The Indian tax authorities (ITA) questioned the genuineness of the transaction entered into by TGH and concluded that TGH had no commercial substance in Mauritius. Therefore, TGH was not eligible for the capital gains tax exemption under the Mauritius DTAA. Further the ITA held that a TRC is not “sufficient” evidence of residency and not binding on the ITA, unless such a conclusion is independently reached. Aggrieved, TGH filed an appeal before the Delhi Income-tax Appellate Tribunal (Tribunal).
The Tribunal followed the CBDT circulars no. 682/1994 and 789/2000 and relied on the Supreme Court judgements in the Azadi Bachao and Vodafone cases to rule that a TRC is statutory evidence of an entity’s residential status, and even if it is not considered as conclusive evidence, the onus shifts on the ITA to establish by evidence that except for holding the TRC, the entity is a conduit, created and run for treaty shopping.
The ITA failed to rebut the statutory evidence of the TRC with cogent evidence, and merely on the basis of suspicion and adverse inferences, TGH was held to be engaged in treaty shopping. On this basis, the Tribunal ruled in favour of TGH.

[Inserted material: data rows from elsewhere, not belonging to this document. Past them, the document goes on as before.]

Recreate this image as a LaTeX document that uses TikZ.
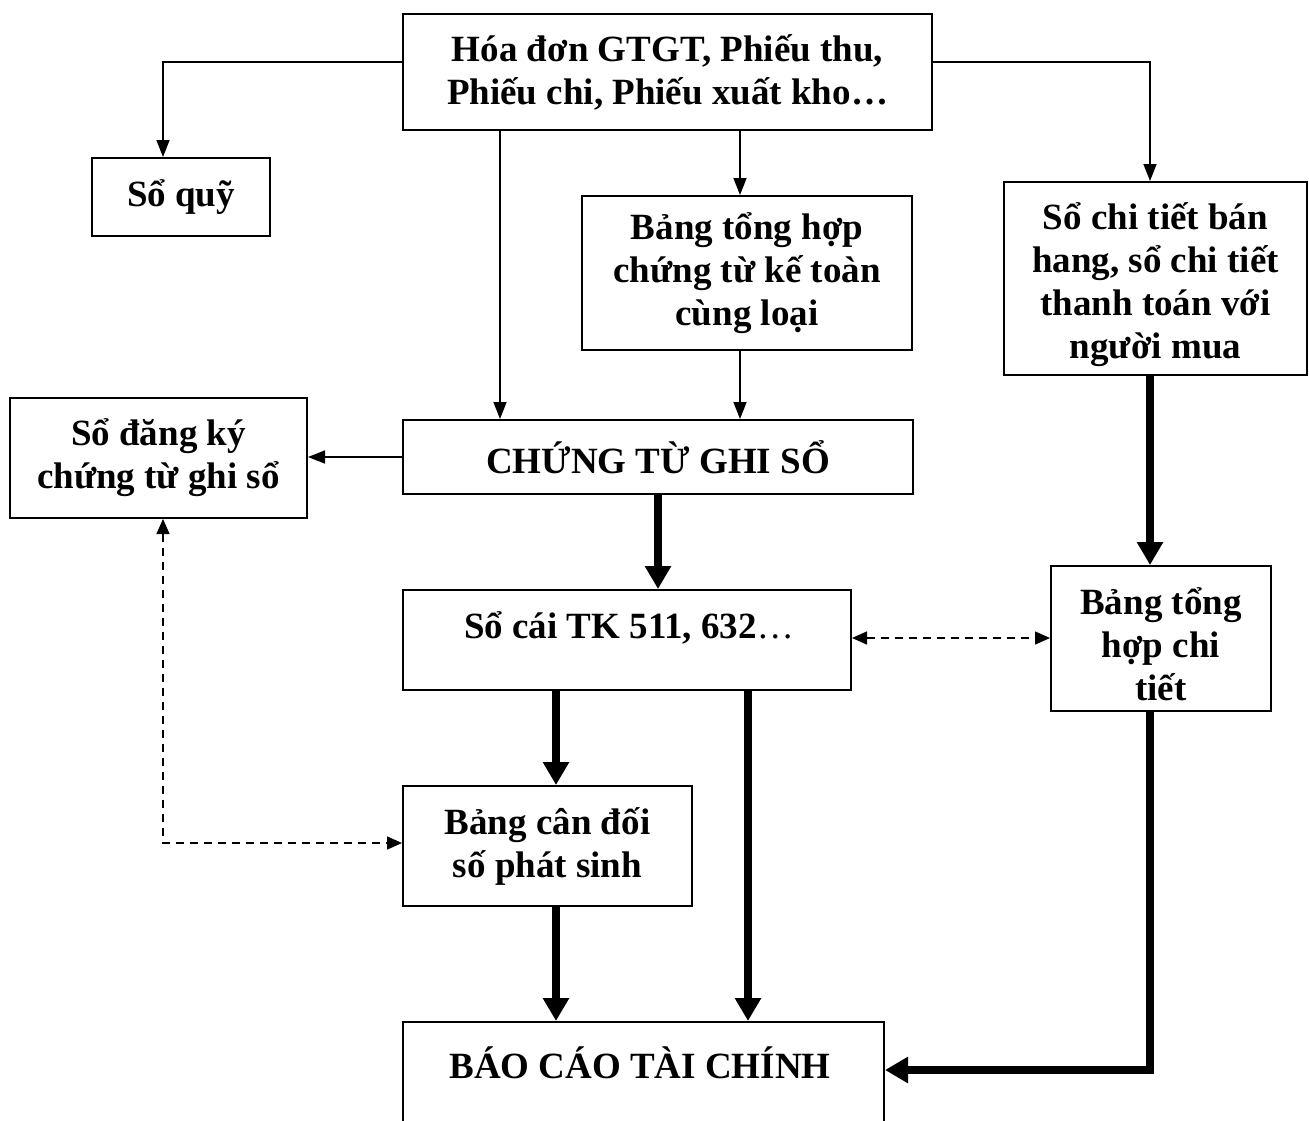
\documentclass[tikz,border=0pt]{standalone}
\usepackage{fontspec}
\setmainfont{Liberation Serif}
\usetikzlibrary{arrows.meta}
\begin{document}
\begin{tikzpicture}[x=1pt,y=-1pt,
  txt/.style={font=\bfseries\fontsize{37}{43}\selectfont},
  box/.style={draw, line width=2pt, inner sep=0pt, align=center, txt},
  lbl/.style={inner sep=0pt, align=center, txt},
  thinarr/.style={line width=1.6pt, -{Triangle[length=17pt,width=13pt]}},
  thickarr/.style={line width=8pt, -{Triangle[length=23pt,width=25pt]}},
  dasharr/.style={line width=1.5pt, dash pattern=on 8pt off 6pt, {Triangle[length=15pt,width=13pt]}-{Triangle[length=15pt,width=13pt]}},
]
\useasboundingbox (0,0) rectangle (1309,1120);

\node[box, minimum width=529pt, minimum height=116pt] (top) at (667.5,72) {Hóa đơn GTGT, Phiếu thu,\\Phiếu chi, Phiếu xuất kho…};
\node[box, minimum width=178pt, minimum height=78pt] (quy) at (181,197) {Sổ quỹ};
\node[box, minimum width=330pt, minimum height=154pt] (bth) at (747,273) {Bảng tổng hợp\\chứng từ kế toàn\\cùng loại};
\node[box, minimum width=303pt, minimum height=193pt] (sct) at (1155.5,278.5) {};
\node[lbl] (scttext) at (1155.5,285) {Sổ chi tiết bán\\hang, sổ chi tiết\\thanh toán với\\người mua};
\node[box, minimum width=297pt, minimum height=120pt] (sdk) at (158.5,458) {Sổ đăng ký\\chứng từ ghi sổ};
\node[box, minimum width=510pt, minimum height=74pt] (ctgs) at (658,457) {CHỨNG TỪ GHI SỔ};
\node[box, minimum width=448pt, minimum height=100pt] (socai) at (627,640) {};
\node[lbl] (socaitext) at (629,628) {Sổ cái TK 511, 632{\mdseries…}};
\node[box, minimum width=220pt, minimum height=145pt] (bthct) at (1161,638.5) {};
\node[lbl] (bthcttext) at (1161,644) {Bảng tổng\\hợp chi\\tiết};
\node[box, minimum width=289pt, minimum height=120pt] (bcd) at (547.5,846) {Bảng cân đối\\số phát sinh};
\node[box, minimum width=481pt, minimum height=110pt] (bctc) at (643.5,1077) {};
\node[lbl] (bctctext) at (640,1063) {BÁO CÁO TÀI CHÍNH};

% thin arrows
\draw[thinarr] ([yshift=10pt]top.west) -| ([xshift=-18pt]quy.north);
\draw[thinarr] ([yshift=10pt]top.east) -| ([xshift=-5.5pt]sct.north);
\draw[thinarr] ([xshift=-167.5pt]top.south) -- ([xshift=-158pt]ctgs.north);
\draw[thinarr] ([xshift=72.5pt]top.south) -- ([xshift=-7pt]bth.north);
\draw[thinarr] ([xshift=-7pt]bth.south) -- ([xshift=82pt]ctgs.north);
\draw[thinarr] (ctgs.west) -- (ctgs.west -| sdk.east);

% thick arrows
\draw[thickarr] (ctgs.south) -- ([xshift=31pt]socai.north);
\draw[thickarr] ([xshift=-5.5pt]sct.south) -- ([xshift=-11pt]bthct.north);
\draw[thickarr] ([xshift=-71pt]socai.south) -- ([xshift=8.5pt]bcd.north);
\draw[thickarr] ([xshift=121pt]socai.south) -- ([xshift=104.5pt]bctc.north);
\draw[thickarr] ([xshift=8.5pt]bcd.south) -- ([xshift=-87.5pt]bctc.north);
\draw[thickarr] ([xshift=-11pt]bthct.south) |- ([yshift=7pt]bctc.east);

% dashed arrows
\draw[dasharr] ([yshift=2pt]socai.east) -- ([yshift=2pt]socai.east -| bthct.west);
\draw[dasharr] ([xshift=4.5pt]sdk.south) |- ([yshift=3pt]bcd.west);
\end{tikzpicture}
\end{document}
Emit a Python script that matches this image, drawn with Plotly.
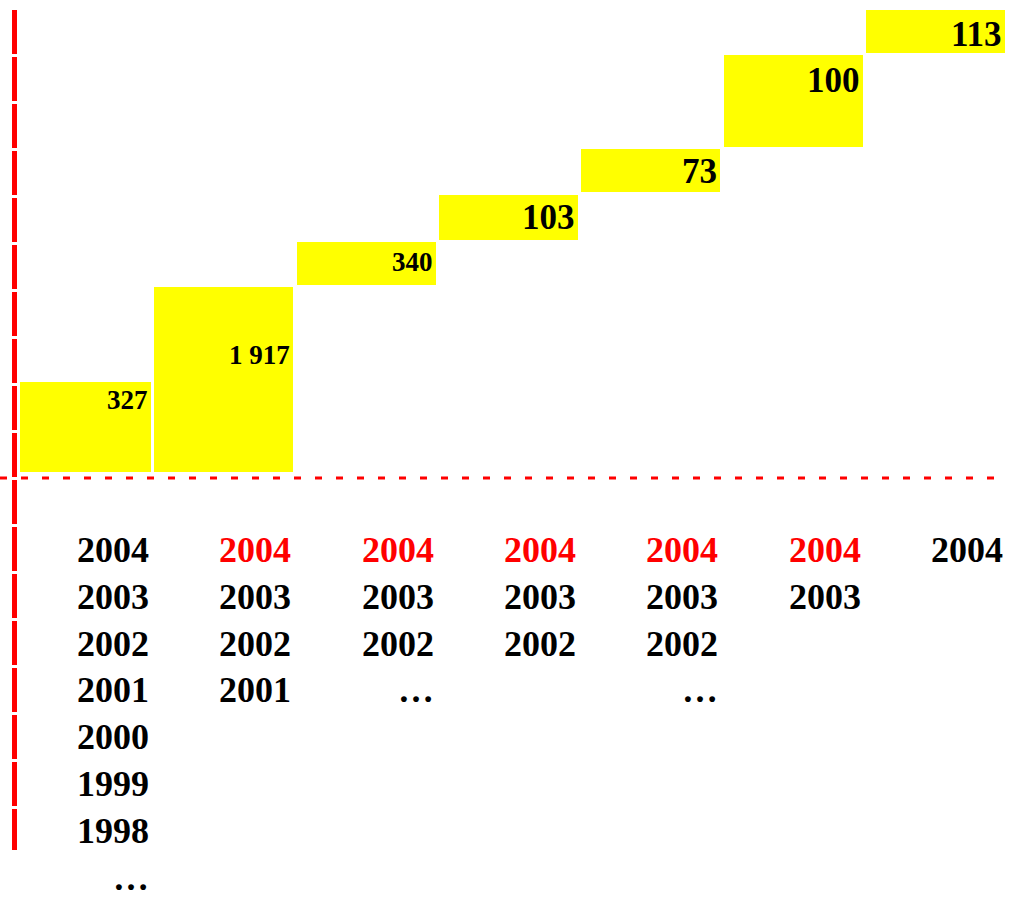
import plotly.graph_objects as go

# ---------------- data ----------------
periods = [0, 1, 2, 3, 4, 5, 6]
bar_labels = ["327", "1 917", "340", "103", "73", "100", "113"]
bar_base = [0, 0, 187, 232, 280, 325, 419]
bar_size = [90, 185, 43, 45, 43, 92, 43]
year_columns = [
    ["2004", "2003", "2002", "2001", "2000", "1999", "1998", "…"],
    ["2004", "2003", "2002", "2001"],
    ["2004", "2003", "2002", "…"],
    ["2004", "2003", "2002"],
    ["2004", "2003", "2002", "…"],
    ["2004", "2003"],
    ["2004"],
]
first_year_red = [False, True, True, True, True, True, False]

# ---------------- styling ----------------
W, H = 1019, 900
PX = 142.3            # pixels per category step
LEFT = 20             # plot area left edge (px)
C0 = 81.5             # pixel centre of first bar
BAR_W = 139 / PX
SERIF = "Liberation Serif, Times New Roman, serif"
YELLOW = "#FFFF00"
RED = "#FF0000"

fig = go.Figure()
fig.add_trace(go.Bar(
    x=periods, y=bar_size, base=bar_base, width=BAR_W,
    marker=dict(color=YELLOW, line=dict(width=0)),
    hoverinfo="skip", showlegend=False,
))

annotations = []
# value labels inside bars, right aligned, near the top
label_font = [27, 27, 27, 35, 35, 35, 35]
label_drop = [18, 68, 20, 22, 22, 25, 24]
for i, (b, s, lab) in enumerate(zip(bar_base, bar_size, bar_labels)):
    annotations.append(dict(
        x=periods[i] + BAR_W / 2, y=b + s - label_drop[i], xref="x", yref="y",
        text=f"<b>{lab}</b>", showarrow=False, xanchor="right", yanchor="middle",
        xshift=-1, font=dict(family=SERIF, size=label_font[i], color="black"),
    ))

# year lists under the baseline
ROW0 = -78
PITCH = 46.8
for i, col in enumerate(year_columns):
    for k, yr in enumerate(col):
        color = RED if (k == 0 and first_year_red[i]) else "black"
        annotations.append(dict(
            x=periods[i] + BAR_W / 2, y=ROW0 - k * PITCH, xref="x", yref="y",
            text=f"<b>{yr}</b>", showarrow=False, xanchor="right", yanchor="middle",
            font=dict(family=SERIF, size=36, color=color),
        ))

shapes = [
    # dashed red baseline
    dict(type="line", xref="paper", yref="y", x0=0, x1=1005 / W, y0=-6, y1=-6,
         line=dict(color=RED, width=3, dash="7px,14px")),
    # red vertical axis with small white breaks
    dict(type="line", xref="paper", yref="paper", x0=14.5 / W, x1=14.5 / W,
         y0=(H - 10) / H, y1=(H - 850) / H,
         line=dict(color=RED, width=5, dash="44px,3px")),
]

fig.update_layout(
    width=W, height=H,
    margin=dict(l=0, r=0, t=0, b=0),
    paper_bgcolor="white", plot_bgcolor="white",
    xaxis=dict(domain=[LEFT / W, 1], range=[(LEFT - C0) / PX, (LEFT - C0) / PX + (W - LEFT) / PX],
               showgrid=False, zeroline=False, showticklabels=False, showline=False, fixedrange=True),
    yaxis=dict(domain=[0, 1], range=[-428, 472],
               showgrid=False, zeroline=False, showticklabels=False, showline=False, fixedrange=True),
    annotations=annotations,
    shapes=shapes,
    bargap=0,
)

fig.write_html(
    "out.html",
    config={"displayModeBar": False},
    post_script="document.body.style.margin='0';document.body.style.overflow='hidden';",
)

Eligibility to claim tax treaty benefits based on a TRC has frequently been the subject matter of litigation in India, particularly in the context of capital gains tax, where the right to tax a capital gain is allocated under the terms of an applicable tax treaty to the state in which the taxpayer is resident. Our recommendation is to build commercial substance in the Holdco jurisdiction, in addition to having a valid TRC.